During one military raid the volunteer witnessed, soldiers conducted violent body searches on the men of a family while a woman collapsed on the floor, unable to breathe. Every time someone moved to help her, a gun was pointed at them and they were told to be silent. “Our presence here really does so little,” the volunteer said. “When 30 settlers come and you are two people, there is not very much you can do.”
Redrawing the West Bank
In 2025, the Israeli military launched a massive assault targeting the refugee camps of Jenin, Tulkarm, and Nur Shams in the northern West Bank. More than 30,000 Palestinians were displaced in the military operation and have been unable to return to their homes. Now, the focus has shifted to the eastern corridor. When complete, the Crimson Thread project will seal off the West Bank’s entire eastern side.
“The Israeli strategy is to divide the towns in the north of the West Bank,” Khudeiri told Drop Site. “Tubas divided from Jenin. Nablus divided between Tubas, Nablus, and Jenin. The same with Tulkarm and Qalqilya. This is how they create what they call ‘containers.’”
He continued, “Tubas, Nablus, Ramallah, Bethlehem, Silfit—all of these towns, they will be like huge refugee camps without any services, without any rights.”

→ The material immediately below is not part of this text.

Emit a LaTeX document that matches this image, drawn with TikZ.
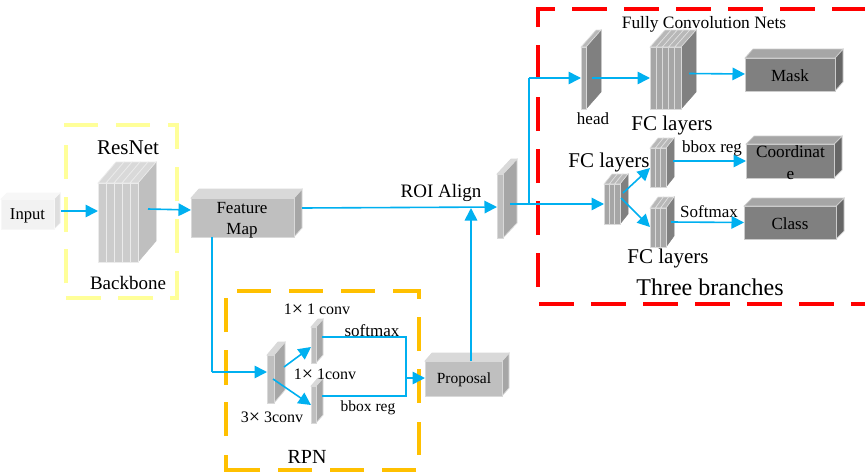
\documentclass[tikz,border=0pt]{standalone}
\usepackage{fontspec}
\setmainfont{Liberation Serif}
\usetikzlibrary{arrows.meta}
\definecolor{cblue}{HTML}{00B0F0}
\definecolor{cyellow}{HTML}{FFFF99}
\definecolor{corange}{HTML}{FFC000}
\definecolor{cred}{HTML}{FF0000}
\newcommand\wtimes{{\fontsize{20}{20}\selectfont\raisebox{-0.6pt}{×}}}
\tikzset{
  x=1pt,y=-1pt,
  lab/.style={font=\fontsize{#1}{21.5}\selectfont,inner sep=0pt,align=center,text=black},
  conn/.style={draw=cblue,line width=1.6pt,-{Triangle[length=12.5pt,width=12.5pt]}},
  link/.style={draw=cblue,line width=1.4pt},
  ybox/.style={draw=cyellow,line width=3.6pt},
  obox/.style={draw=corange,line width=3.6pt},
  rbox/.style={draw=cred,line width=3.8pt,dash pattern=on 34.5pt off 17.5pt},
  paleF/.style={fill=black!5,draw=black!3,line width=.7pt},
  paleT/.style={fill=black!3,draw=black!3,line width=.7pt},
  paleS/.style={fill=black!13,draw=black!8,line width=.7pt},
  midF/.style={fill=black!25,draw=black!15,line width=.9pt},
  midT/.style={fill=black!15,draw=black!15,line width=.7pt},
  midS/.style={fill=black!35,draw=black!15,line width=.7pt},
  darkF/.style={fill=black!50,draw=black!20,line width=.9pt},
  darkT/.style={fill=black!35,draw=black!20,line width=.7pt},
  darkS/.style={fill=black!60,draw=black!20,line width=.7pt},
  resF/.style={fill=black!20,draw=black!8,line width=.9pt},
  resT/.style={fill=black!15,draw=black!8,line width=.7pt},
  resS/.style={fill=black!25,draw=black!25,line width=.5pt},
  fcF/.style={fill=black!35,draw=black!15,line width=.8pt},
  fcT/.style={fill=black!28,draw=black!12,line width=.6pt},
  fcS/.style={fill=black!50,draw=black!50,line width=.5pt},
}
% name, x1, y1, x2, y2, dx, dy, slabs, palette
\newcommand\blockbox[9]{%
  \pgfmathsetmacro\blw{(#4-#2)/#8}%
  \pgfmathsetmacro\blh{#5-#3}%
  \path[#9S] (#4,#3) -- ++(#6,-#7) -- ++(0,\blh) -- (#4,#5) -- cycle;
  \foreach \i in {1,...,#8}{%
    \pgfmathsetmacro\bla{#2+(\i-1)*\blw}%
    \path[#9T] (\bla,#3) -- ++(#6,-#7) -- ++(\blw,0) -- ++(-#6,#7) -- cycle;
    \path[#9F] (\bla,#3) rectangle ++(\blw,\blh);
  }
  \node[inner sep=0pt,outer sep=0pt,minimum width={(#4-#2)*1pt},minimum height={(#5-#3)*1pt}] (#1) at ({(#2+#4)/2},{(#3+#5)/2}) {};
}
\begin{document}
\begin{tikzpicture}
\useasboundingbox (0,0) rectangle (865,474);
\fill[white] (0,0) rectangle (865,474);
% dashed frames
\draw[ybox] (64,125) -- (98,125) (116,125) -- (150,125) (168,125) -- (177,125) -- (177,149)
  (177,167) -- (177,201) (177,219) -- (177,253) (177,271) -- (177,298) -- (170,298)
  (153,298) -- (118,298) (101,298) -- (66,298) (66,283) -- (66,249) (66,232) -- (66,197) (66,179) -- (66,145);
\draw[obox] (237,291) -- (271,291) (289,291) -- (323,291) (341,291) -- (375,291) (393,291) -- (419,291) -- (419,299)
  (419,317) -- (419,351) (419,369) -- (419,403) (419,422) -- (419,455)
  (416,470) -- (382,470) (364,470) -- (330,470) (312,470) -- (278,470) (260,470) -- (226,470) -- (226,455)
  (226,436) -- (226,402) (226,385) -- (226,350) (226,332) -- (226,298);
\draw[rbox] (538,287) -- (538,9) -- (875,9);
\draw[rbox] (539,304) -- (875,304);
% blocks
\blockbox{input}{1}{199}{54}{229}{6}{6}{1}{pale}
\blockbox{resnet}{98}{183}{138}{262}{18}{21}{5}{res}
\blockbox{feature}{191}{198}{294}{237}{8}{9}{1}{mid}
\blockbox{roi}{497}{174}{503}{238}{14}{15}{1}{mid}
\blockbox{headb}{581}{47}{586}{109}{15}{17}{1}{fc}
\blockbox{fcn}{650}{47}{681}{109}{15}{17}{5}{fc}
\blockbox{mask}{745}{58}{835}{91}{8}{9}{1}{dark}
\blockbox{coord}{746}{144}{834}{178}{8}{8}{1}{dark}
\blockbox{classb}{744}{206}{836}{239}{8}{8}{1}{dark}
\blockbox{fcmid}{604}{184}{620}{224}{8}{10}{3}{fc}
\blockbox{fcup}{650}{148}{666}{187}{8}{10}{3}{fc}
\blockbox{fclow}{650}{208}{666}{247}{8}{11}{3}{fc}
\blockbox{conva}{267}{355}{274}{403}{11}{13}{1}{mid}
\blockbox{convb}{311}{327}{316}{363}{7}{8}{1}{mid}
\blockbox{convc}{311}{386}{316}{423}{7}{8}{1}{mid}
\blockbox{proposal}{425}{361}{502}{396}{7}{8}{1}{mid}
% connectors
\coordinate (roiup) at (471,208);
\coordinate (bendmain) at (212,372);
\coordinate (bendup) at (529,204);
\coordinate (bendhead) at (529,78);
\coordinate (merge) at (406,378);
\coordinate (softcorner) at (406,337);
\coordinate (regcorner) at (406,396);
\draw[conn] ([shift={(7,-3)}]input.east) -- ([shift={(0,-3)}]input.east -| resnet.west);
\draw[conn] ([shift={(10,-13.5)}]resnet.east) -- ([shift={(0,-7.5)}]feature.west);
\draw[conn] ([shift={(8,-9.5)}]feature.east) -- ([shift={(0,1)}]roi.west);
\draw[link] (feature.south -| bendmain) -- (bendmain);
\draw[conn] (bendmain) -- ([shift={(0,-7)}]conva.west);
\draw[conn] ([shift={(10,-12)}]conva.east) -- ([shift={(0,2)}]convb.west);
\draw[conn] ([shift={(-1,0)}]conva.east) -- ([shift={(0,0.5)}]convc.west);
\draw[link] ([shift={(6,-8)}]convb.east) -- (softcorner) -- (merge);
\draw[link] ([shift={(6,-8.5)}]convc.east) -- (regcorner) -- (merge);
\draw[conn] (merge) -- ([shift={(0,-0.5)}]proposal.west);
\draw[conn] (proposal.north -| roiup) -- (roiup);
\draw[conn] ([shift={(7,-2)}]roi.east) -- (bendup -| fcmid.west);
\draw[link] (bendup) -- (bendhead);
\draw[conn] (bendhead) -- (bendhead -| headb.west);
\draw[conn] ([shift={(6,0)}]headb.east) -- (fcn.west);
\draw[conn] ([shift={(8,-4.5)}]fcn.east) -- ([shift={(0,-0.5)}]mask.west);
\draw[conn] ([shift={(3,-11)}]fcmid.east) -- ([shift={(0,0.5)}]fcup.west);
\draw[conn] ([shift={(1,-6)}]fcmid.east) -- ([shift={(0,-0.5)}]fclow.west);
\draw[conn] ([shift={(7,-6.5)}]fcup.east) -- (coord.west);
\draw[conn] ([shift={(5,-5.5)}]fclow.east) -- (classb.west);
% labels
\node[lab=21] (tresnet) at (128,148) {ResNet};
\node[lab=19] (tback) at (128,283) {Backbone};
\node[lab=16.6] (tinput) at (27.5,216) {Input};
\node[lab=17] (tfeat) at (242,220) {Feature\\Map};
\node[lab=19] (troi) at (441,193) {ROI Align};
\node[lab=17.4] (tfully) at (704,24.5) {Fully Convolution Nets};
\node[lab=17] (thead) at (593,119) {head};
\node[lab=21] (tfca) at (672,125) {FC layers};
\node[lab=17] (tmask) at (790,76) {Mask};
\node[lab=21] (tfcb) at (609,162) {FC layers};
\node[lab=17] (tbbox) at (712,148) {bbox reg};
\node[lab=17.2] (tcoord) at (790.5,162.5) {Coordinat\\e};
\node[lab=17] (tsoft) at (709,212) {Softmax};
\node[lab=17] (tclass) at (790,224) {Class};
\node[lab=21] (tfcc) at (668,258) {FC layers};
\node[lab=24] (tthree) at (710,287) {Three branches};
\node[lab=16] (tconva) at (317,309.5) {1\wtimes{} 1 conv};
\node[lab=17] (tsoftb) at (372,331) {softmax};
\node[lab=16] (tconvb) at (325,374.5) {1\wtimes{} 1conv};
\node[lab=15.5] (tbboxb) at (368,407.5) {bbox reg};
\node[lab=16] (tconvc) at (272,417.5) {3\wtimes{} 3conv};
\node[lab=20] (trpn) at (307,457) {RPN};
\node[lab=15.5] (tprop) at (464,379.5) {Proposal};
\end{tikzpicture}
\end{document}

Khudeiri drove through the valley’s villages, ending the day in the small village of Bardala where he lives. He was explaining the area’s native flora when he abruptly stopped the car. There was a dead bird on the road. He moved it to the side, then stood there for a moment before returning to the car and driving slowly away.
“We belong to this land,” Khudeiri said, explaining that he has started keeping some of his knowledge of the area to himself—not writing it down or sharing it publicly, because, he said, whatever Palestinians name and describe can be taken.
“They are trying to steal everything—the name of our plants, the song we use when our people harvest the wheat. We have a lot of things we don’t share anymore because they keep stealing more and more.”



Israel’s “Crimson Thread” isn’t a security project — it’s the deliberate destruction of Palestine’s breadbasket. When a military bulldozer cuts off water to 400 dunams and settlers attack families with total impunity, that’s not “terrain shaping.” It’s engineered displacement. Tubas fed the West Bank; now it’s being carved into pieces. The world should call this what it is: the systematic erasure of a people’s land, livelihood, and future.